Behavioral interventions, speech therapy, physical therapy, and occupational therapy may partially improve related symptoms in some children. Medication management typically focuses on controlling seizures, hyperactivity, and sleep disturbance. Yet, no established interventions exist and best clinical practices address behavior and sleep problems with only limited success.
With advances in genetic technology and improved access to testing, it is likely that more cases of AS will be identified in the future. Given the high unmet need, it is critical to develop novel and more targeted therapeutics to address the global developmental impact of AS. OV101 (gaboxadol) is a highly selective extrasynaptic GABAA receptor agonist which binds to the delta-subunit-containing extrasynaptic GABAA receptors.6 OV101 acts as an orthosteric agonist and restores deficits in tonic inhibition in mouse models of AS.7
Taking a genetics-first approach, Ovid Therapeutics recently completed the first industry-sponsored trial in AS. STARS was a Phase 2, 12-week, placebo-controlled, parallel group study in adolescents and adults with AS. The primary objectives were to evaluate the safety and tolerability of two different doses of OV101 in AS. Exploratory objectives included efficacy assessments on global clinical functioning, motor function, sleep, and behavior.

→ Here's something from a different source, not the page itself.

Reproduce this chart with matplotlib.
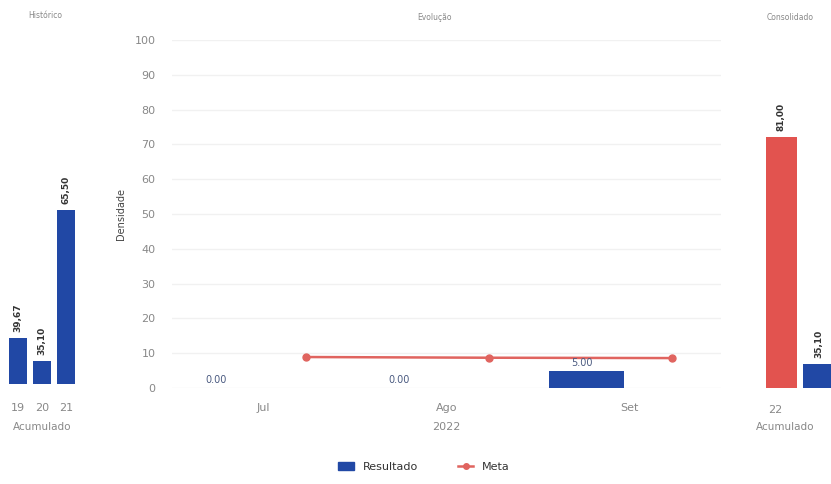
import matplotlib
matplotlib.use("Agg")
import matplotlib.pyplot as plt
from matplotlib.lines import Line2D
from matplotlib.patches import Patch
import numpy as np

# data
hist_years = ["19", "20", "21"]
hist_values = [39.67, 35.10, 65.50]
hist_labels = ["39,67", "35,10", "65,50"]

months = ["Jul", "Ago", "Set"]
resultado = [0.00, 0.00, 5.00]
meta = [8.9, 8.7, 8.6]

cons_year = "22"
cons_values = [81.00, 35.10]
cons_labels = ["81,00", "35,10"]

BLUE = "#2148a5"
RED = "#e2534f"
GRAY = "#888888"
W, H = 831, 484

fig = plt.figure(figsize=(W / 100, H / 100), dpi=100)
fig.patch.set_facecolor("white")


def px_axes(x0, x1, ytop, ybot):
    return fig.add_axes([x0 / W, 1 - ybot / H, (x1 - x0) / W, (ybot - ytop) / H])


def clean(ax):
    for s in ax.spines.values():
        s.set_visible(False)
    ax.tick_params(length=0)


# left panel - Histórico
ax1 = px_axes(6, 78, 39, 384)
clean(ax1)
x1 = np.arange(len(hist_years))
ax1.bar(x1, hist_values, width=0.75, color=BLUE)
ax1.set_xlim(-0.5, 2.5)
ax1.set_ylim(30.4, 100)
ax1.set_yticks([])
ax1.set_xticks(x1)
ax1.set_xticklabels(hist_years, fontsize=8, color=GRAY)
ax1.tick_params(axis="x", pad=14)
for xi, v, lab in zip(x1, hist_values, hist_labels):
    ax1.annotate(lab, (xi, v), xytext=(0, 4), textcoords="offset points",
                 rotation=90, ha="center", va="bottom", fontsize=6.5,
                 fontweight="bold", color="#333333")
fig.text(42 / W, 1 - 427 / H, "Acumulado", fontsize=7.5, color=GRAY,
         ha="center", va="center")
fig.text(45 / W, 1 - 15 / H, "Histórico", fontsize=5.5, color=GRAY,
         ha="center", va="center")

# center panel - Evolução
ax2 = px_axes(172, 721, 40, 388)
clean(ax2)
x2 = np.arange(len(months))
ax2.bar(x2 - 0.235, resultado, width=0.41, color=BLUE, label="Resultado")
ax2.plot(x2 + 0.23, meta, color="#e0645f", lw=1.8, marker="o", ms=5,
         label="Meta")
ax2.set_xlim(-0.5, 2.5)
ax2.set_ylim(0, 100)
ax2.set_yticks(range(0, 101, 10))
ax2.tick_params(axis="y", labelsize=8, labelcolor=GRAY, pad=12)
ax2.set_xticks(x2)
ax2.set_xticklabels(months, fontsize=8, color=GRAY)
ax2.tick_params(axis="x", pad=11)
ax2.grid(axis="y", color="#f1f1f1", lw=1)
ax2.set_axisbelow(True)
ax2.set_ylabel("Densidade", fontsize=7, color="#444444", labelpad=6)
ax2.set_xlabel("2022", fontsize=8, color=GRAY, labelpad=6)
for xi, v in zip(x2, resultado):
    ax2.annotate(f"{v:.2f}", (xi - 0.26, v), xytext=(0, 2),
                 textcoords="offset points", ha="center", va="bottom",
                 fontsize=7, color="#4a5a80")
fig.text(434 / W, 1 - 18 / H, "Evolução", fontsize=5.5, color=GRAY,
         ha="center", va="center")

# right panel - Consolidado
ax3 = px_axes(759, 831, 43, 388)
clean(ax3)
ax3.bar([0, 1], cons_values, width=0.84, color=[RED, BLUE])
ax3.set_xlim(-0.6, 1.34)
ax3.set_ylim(30.25, 100)
ax3.set_yticks([])
ax3.set_xticks([-0.15])
ax3.set_xticklabels([cons_year], fontsize=8, color=GRAY)
ax3.tick_params(axis="x", pad=12)
for xi, v, lab in zip([0, 1], cons_values, cons_labels):
    ax3.annotate(lab, (xi, v), xytext=(0, 4), textcoords="offset points",
                 rotation=90, ha="center", va="bottom", fontsize=6.5,
                 fontweight="bold", color="#333333", annotation_clip=False)
fig.text(785 / W, 1 - 427 / H, "Acumulado", fontsize=7.5, color=GRAY,
         ha="center", va="center")
fig.text(790 / W, 1 - 18 / H, "Consolidado", fontsize=5.5, color=GRAY,
         ha="center", va="center")

# legend
handles = [Patch(color=BLUE, label="Resultado"),
           Line2D([0], [0], color="#e0645f", lw=1.8, marker="o", ms=4,
                  label="Meta")]
fig.legend(handles=handles, loc="center", bbox_to_anchor=(424 / W, 1 - 467 / H),
           ncol=2, frameon=False, fontsize=8, handlelength=1.4,
           columnspacing=3.6, labelcolor="#333333")

fig.savefig("out.png", dpi=100, facecolor="white")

Results suggest that OV101 was generally safe and well-tolerated with improvement on measures of clinical global improvement, sleep, motor function, and behavior. Based on results from the Phase 2, a Phase 3 multi-site trial to demonstrate the efficacy of OV101 in treating symptoms of AS has been initiated.
• AS is a severe neurodevelopmental disorder that results from UBE3A mutations which cause loss of tonic GABAergic inhibition.
• There are currently no established treatments for AS that target the underlying biology of the condition.
• OV101 is a GABAA receptor agonist that may restore deficits in tonic inhibition and address the pathophysiology of AS.
• STARS was the first industry-sponsored Phase 2 trial in AS which demonstrated that OV101 is generally safe, well tolerated, and associated with global improvement in AS symptoms.
Dr Kolevzon is a child and adolescent psychiatrist and Professor of Psychiatry and Pediatrics at the Icahn School of Medicine at Mount Sinai in New York. He serves as the Director of Child and Adolescent Psychiatry for the Mount Sinai Health System and the Clinical Director of the Seaver Autism Center for Research and Treatment at Mount Sinai.
The author reports that he receives research support from AMO Pharma and acts as a consultant for Ovid Therapeutics; Takeda; Coronis Neurosciences; 5AM Ventures; LabCorp; and Sema4.